Sungguh disayangkan bahwa alasan Ibu Itet memecat aku karena alasan kehamilan. Alasan lainnya karena Ibu Itet berpegang pada ketentuan Setjen DPR RI bahwa Staf Ahli setiap saat bersedia di-PHK bila anggota Dewan menghendaki.
Ibu Itet lupa bahwa aturan Setjen DPR tersebut melanggar UU 13 tahun 2003. Aturan Setjen DPR tersebut sangat merugikan staf ahli, yang dalam hal ini adalah pekerja. Dalam kasus aku jelas disebutkan dalam UU 13 tahun 2003 pasal 153, ayat 1 point e bahwa pengusaha (pemberi kerja) dilarang melakukan PHK kepada buruh/pekerja perempuan yang sedang hamil, melahirkan.
Ibu Itet juga telah melakukan pelanggaran Peraturan DPR RI Nomor 01 Tahun 2011 tentang Kode Etik DPR RI pada bagian Integritas Pasal 3 Ayat (5): Anggota DPR RI tidak diperkenankan mengeluarkan kata-kata serta tindakan yang tidka patut/pantas menurut pandangan etika dan norma yang berlaku dalam masyarakat, baik di dalam gedung DPR RI maupun di luar gedung DPR RI. Karena Ibu Itet seringkali mengeluarkan kata-kata yang merendahkan martabat dan harga diri stafnya.
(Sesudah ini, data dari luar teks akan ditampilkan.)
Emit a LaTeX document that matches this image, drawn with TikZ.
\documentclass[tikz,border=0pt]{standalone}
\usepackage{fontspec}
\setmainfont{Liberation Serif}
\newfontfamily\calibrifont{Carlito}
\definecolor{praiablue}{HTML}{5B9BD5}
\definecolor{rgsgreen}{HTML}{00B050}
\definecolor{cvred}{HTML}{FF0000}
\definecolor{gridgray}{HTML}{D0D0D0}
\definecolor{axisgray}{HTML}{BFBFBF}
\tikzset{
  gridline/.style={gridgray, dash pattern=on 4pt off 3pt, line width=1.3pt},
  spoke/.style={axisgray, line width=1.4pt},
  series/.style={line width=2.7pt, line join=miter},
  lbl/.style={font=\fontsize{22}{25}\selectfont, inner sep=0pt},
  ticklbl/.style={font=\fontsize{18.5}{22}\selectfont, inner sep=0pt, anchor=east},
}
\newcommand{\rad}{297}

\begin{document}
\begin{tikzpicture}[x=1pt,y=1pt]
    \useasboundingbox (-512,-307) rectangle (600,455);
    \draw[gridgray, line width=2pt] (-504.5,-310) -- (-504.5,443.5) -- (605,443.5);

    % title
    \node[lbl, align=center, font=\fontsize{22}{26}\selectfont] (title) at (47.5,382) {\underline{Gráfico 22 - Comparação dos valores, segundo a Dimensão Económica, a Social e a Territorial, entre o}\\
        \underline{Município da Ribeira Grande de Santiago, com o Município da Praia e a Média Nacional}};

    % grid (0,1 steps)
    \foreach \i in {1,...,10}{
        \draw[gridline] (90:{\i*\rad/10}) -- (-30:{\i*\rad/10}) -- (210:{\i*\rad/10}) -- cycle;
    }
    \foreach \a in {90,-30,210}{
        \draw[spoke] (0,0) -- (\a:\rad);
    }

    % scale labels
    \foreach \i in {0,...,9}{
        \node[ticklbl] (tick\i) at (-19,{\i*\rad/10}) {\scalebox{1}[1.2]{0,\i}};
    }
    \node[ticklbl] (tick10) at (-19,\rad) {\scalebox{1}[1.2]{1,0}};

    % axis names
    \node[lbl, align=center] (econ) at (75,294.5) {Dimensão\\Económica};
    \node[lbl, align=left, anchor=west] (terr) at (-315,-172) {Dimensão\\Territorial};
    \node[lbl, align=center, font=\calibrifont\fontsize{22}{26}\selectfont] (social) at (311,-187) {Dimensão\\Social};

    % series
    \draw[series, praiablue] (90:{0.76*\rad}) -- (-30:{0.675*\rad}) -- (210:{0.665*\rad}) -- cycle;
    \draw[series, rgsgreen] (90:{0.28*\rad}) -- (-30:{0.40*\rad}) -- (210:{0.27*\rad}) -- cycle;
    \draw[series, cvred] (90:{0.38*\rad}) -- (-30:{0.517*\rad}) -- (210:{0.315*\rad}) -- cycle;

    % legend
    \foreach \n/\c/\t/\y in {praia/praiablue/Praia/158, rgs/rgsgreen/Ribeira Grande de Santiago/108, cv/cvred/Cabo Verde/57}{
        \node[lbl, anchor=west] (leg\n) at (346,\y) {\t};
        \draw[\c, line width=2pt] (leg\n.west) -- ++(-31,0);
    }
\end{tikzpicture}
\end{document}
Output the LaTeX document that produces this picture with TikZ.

Dengan kenyataan ini aku akan menyatakan sikap dan akan memperjuangkan keadilan:
- Bahwa Ibu Itet Tridjajati, anggota DPR RI Komisi X (no anggota A-330), telah melanggar sumpah dan janji sebagai anggota DPR RI. Selain melanggar Pancasila sila 2, Ibu Itet juga melanggar peraturan perundang-undangan, terutama UU no 13 tahun 2003
- Bahwa Ibu Itet Tridjajati telah melanggar kode etik anggota DPR RI, juga etika, moral, dan kepatutan sebagai wakil rakyat. Tindakan Ibu Itet Tridjajati sungguh tidak menghormati hak reproduksi bagi perempuan. Seharusnya Ibu Itet menghormati Hak reproduksi bagi perempuan karena hak reproduksi adalah hak asasi manusia yang dimiliki oleh setiap manusia yang berkaitan dengan kehidupan reproduksinya. Bahwa setiap perempuan mempunyai hak untuk dibebaskan dari resiko kematian karena kehamilan dan melahirkan. Bahwa setiap perempuan mempunyai hak untuk memutuskan kapan dan akankah mempunyai anak.
- Bahwa Ibu Itet Tridjajati telah melakukan tindakan diskriminasi terhadap pekerja perempuan. Sebagai Anggota Dewan harusnya dia berperilaku adil terhadap pekerja perempuan. Ibu Itet lebih memilih mem-PHK pekerja perempuan hamil dan menggantinya dengan pekerja laki-laki.
- Aku akan memperjuangkan hakku melalui jalur hukum.
- Aku juga akan memperjuangkan keadilan bahwa perilaku Ibu Itet Tridjajati harus menjadi koreksi pimpinan DPR RI. Apa yang dilakukan oleh ibu Itet Tridjajati harus mendapat teguran dan hukuman. Langkah itu sebagai pembelajaran bagi anggota Dewan demi tegaknya etika, moral dan kepatutan anggota DPR RI.
- Memperjuangkan agar aturan Setjen DPR RI berkaitan dengan pekerja (asisten pribadi, tenga ahli) lebih menghormati UU dan peraturan yang berlaku di RI. Peraturan Setjen DPR RI tidak mencantumkan hak normatif pekerja karena tidak memuat ketentuan THR, PHK, Jam Kerja, Lembur, Cuti, Libur, Pesangon, Jaminan Sosial (semisal Jamsostek). Peraturan Setjen DPR RI berpotensi menjadi pijakan anggota Dewan yang lain untuk memperlakukan stafnya secara semena-mena dan melanggar UU Tenaga Kerja.